Copy Sells, Flash Doesn’t
Develop Your Website Content for Maximum Visitor Retention
What do users want?
Before every site launch and redesign, marketing and IT departments agonize over this question. Should the website be graphics-heavy and light on text? Do prospects want rich media enhancements (like Flash) and will they buy more if these are used? What steps should be taken to guarantee the best site experience?
The results from a recent media study offer some interesting results:
- 20% of respondents would visit a site more often if it had rich media enhancements.
- 40% of respondents would visit a site more often if the pages would load faster
- 59% of retail shoppers wanted more product information (in other words, they are screaming that they are not getting the information they need from the sites they visit. This sentiment only results in lost sales opportunities for the site owner).
What happened to the bells and whistles?
- Search engines can’t index flash presentations
- The major players on the internet don’t use Flash intros (Amazon, Wal-Mart, etc.). So why should you?
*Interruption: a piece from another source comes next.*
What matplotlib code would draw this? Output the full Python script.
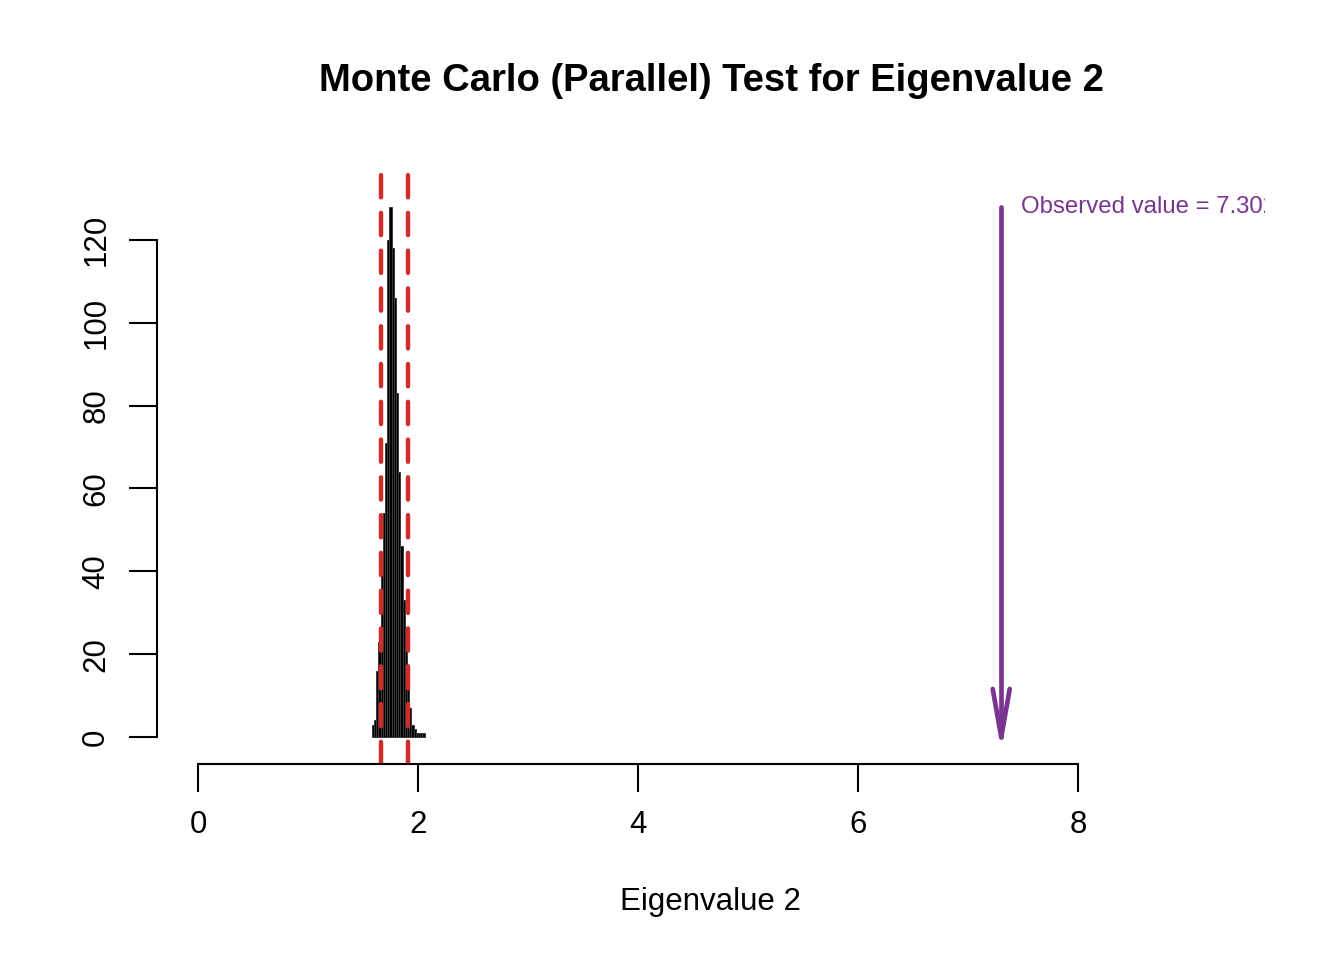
import matplotlib
matplotlib.use("Agg")
import matplotlib.pyplot as plt
import numpy as np

plt.rcParams['font.family'] = ['Liberation Sans', 'DejaVu Sans']

# simulated eigenvalue 2 histogram (bin left edges, width 0.02)
bin_edges = np.round(np.arange(1.58, 2.0601, 0.02), 2)
counts = [3, 4, 16, 23, 41, 54, 71, 120, 128, 118, 106, 83,
          64, 46, 33, 23, 14, 7, 3, 2, 1, 1, 1, 1]
ci_lower = 1.664
ci_upper = 1.909
observed = 7.302
x_ticks = [0, 2, 4, 6, 8]
y_ticks = [0, 20, 40, 60, 80, 100, 120]

W, H = 1344, 960
fig = plt.figure(figsize=(W / 100, H / 100), dpi=100)
ax = fig.add_axes([157 / W, 1 - 764 / H, (1265 - 157) / W, (764 - 170) / H])

ax.bar(bin_edges[:-1], counts, width=0.02, align='edge',
       color='black', edgecolor='#3a3a3a', linewidth=0.7)

for v in (ci_lower, ci_upper):
    ax.axvline(v, color='#D22B2B', linewidth=3.2, linestyle=(0, (5, 3.5)),
               dash_capstyle='round')

ax.set_xlim(-0.373, 9.70)
ax.set_ylim(-6.52, 136.9)

# arrow from max count down to 0 with an open V head (head size in pixels)
purple = '#7A3590'
top = max(counts)
ax.plot([observed, observed], [top, 0], color=purple, lw=3.4,
        solid_capstyle='round')
tip_px = ax.transData.transform((observed, 0))
inv = ax.transData.inverted()
for side in (-1, 1):
    back = inv.transform(tip_px + np.array([side * 8.5, 48]))
    ax.plot([back[0], observed], [back[1], 0], color=purple, lw=3.4,
            solid_capstyle='round')
ax.text(observed + 0.18, top, 'Observed value = %.3f' % observed,
        color=purple, fontsize=17.3, va='center', ha='left', clip_on=True)

for s in ('top', 'right'):
    ax.spines[s].set_visible(False)
ax.spines['left'].set_bounds(0, 120)
ax.spines['bottom'].set_bounds(0, 8)
ax.spines['left'].set_linewidth(1.5)
ax.spines['bottom'].set_linewidth(1.5)

ax.set_xticks(x_ticks)
ax.set_yticks(y_ticks)
ax.set_yticklabels([str(t) for t in y_ticks], rotation=90, va='center')
ax.tick_params(axis='both', length=20, width=1.5, labelsize=22.5)
ax.tick_params(axis='x', pad=13)
ax.tick_params(axis='y', pad=13)

fig.text(711 / W, 1 - 81 / H, 'Monte Carlo (Parallel) Test for Eigenvalue 2',
         ha='center', va='center', fontsize=27.5, fontweight='bold')
fig.text(711 / W, 1 - 902 / H, 'Eigenvalue 2', ha='center', va='center',
         fontsize=22.5)

fig.savefig('out.png', dpi=100)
Your prospects want product or service information and knowledge, not whirling and slow loading graphics. If your site provides only sketchy product information in an attempt to “get people to contact you for more information,” you are forcing your users to take another step before they can buy from you. When it comes to conversion rates, why tempt fate and make things more difficult for your buyers?
Super cool stuff doesn’t answer questions
Think about this concept in real life: Let’s say you’re visiting a retail store. The store is the latest in hip, with flashing lights and rock videos pounding from every corner. You see a product, love it, but have a few questions about it. You wait for a sales person … and wait … and wait … and still your questions aren’t answered. Would you continue waiting just because the store was cool? Would you buy the product anyway, and figure your questions weren’t important? No. Chances are you would leave the super-hip store without spending a dime, figuring you can find your product somewhere else.
How to avoid the “super cool store” syndrome
- Give your visitors what they want. The reason people visit a product or service web site is because they want information. They may want detailed product information, where the more they know about the product the more they are willing to buy. Or, they may want precise information about your services before they contact you. The easier you can make it for your prospects to buy from you, the less chance they will surf to your competitors. Detailed product descriptions are a powerful means of differentiation for retail sites and require little incremental work.
- Re-write your website copy with well researched keyword phrases in mind. One of the prime advantages of having more content on a web page is you’ll make the search engines happy. Remember, the search engines love text – lots of it. And they will happily spider content-rich pages. Instead of adding more content without thought to the search engines, make all your textual content keyword rich.
- Keep your ego out of the way. Do you really care that your competitor enjoys the latest bells and whistles on their web page? Why? Although their site may look like visual nirvana, that doesn’t mean that it’s converting customers, ranking well on the search engines or offering the information their prospects need. In fact, a slow loading site will alienate prospects with a dial-up connection (personally, I skip every Flash introduction I see, or immediately surf away). Remember, you are designing your web site for your user’s experience — not your own.
Make your website content fun to read
Do you hate scrolling long web pages? You are not alone. Web viewers read best when information is presented in short, discrete chunks of information. If your prospects are wearing out their scroll mice every time they access your site, do them a favor by learning how to package your information into bite-sized chunks instead. In the internet’s instant-gratification environment, people want fast answers and easily understandable benefits. You have mere seconds to wow your prospect and strut your cyber-stuff. If your writing is dirt-dull, visually hard to read or confusing, your prospects will buy from your competitor and that’s the end result you desperately want to avoid.
Write to your target audience
If you think your target audience is “any and all web surfers,” you’re in for a shock. Tightly targeted text will increase your sales and clarify your marketing message.
Give them what they want
Are you telling your prospects what’s in it for them, or are you droning on about your state-of-the-art facility and your detailed manufacturing process? What’s in it for me? Prospective customers don’t really care about you or your company. They only care about how they can personally benefit using your product or service. Tell them what they want to know. Describe in detail how their life will improve when they buy your product or service. And why it’s worth the price. Advertising selfishness, which can be defined as telling ONLY “about us, how good we are, what we do, how we do it, etc.”, can kill your marketing efforts. From websites to banner ads, email announcements to brochures, sales letters, advertisements, etc., your marketing message should let your prospects know that YOU ARE CONCERNED ONLY WITH WHAT THEY WANT!
Anything about you and your company should come last. The needs of your visitors, clients, customers, patients, whatever you choose to call them, should always come first. All online and offline marketing materials that you use should focus on what the prospects want and need. Every sentence should show that you understand their wants and needs.
In building content for your website, it is always better to make a basic straight-forward sales presentation vs. letting your website become a “billboard.” Successful websites have discovered that they should be designed like a sales presentation. A competent sales presentation correctly anticipates the prospects wants and needs. Then those wants and needs are presented in a logical manner which educates the prospect about how your product or service can fulfill his/her wants and needs. Until your marketing efforts correctly focus on the visiting prospects first, your marketing efforts will be severely handicapped.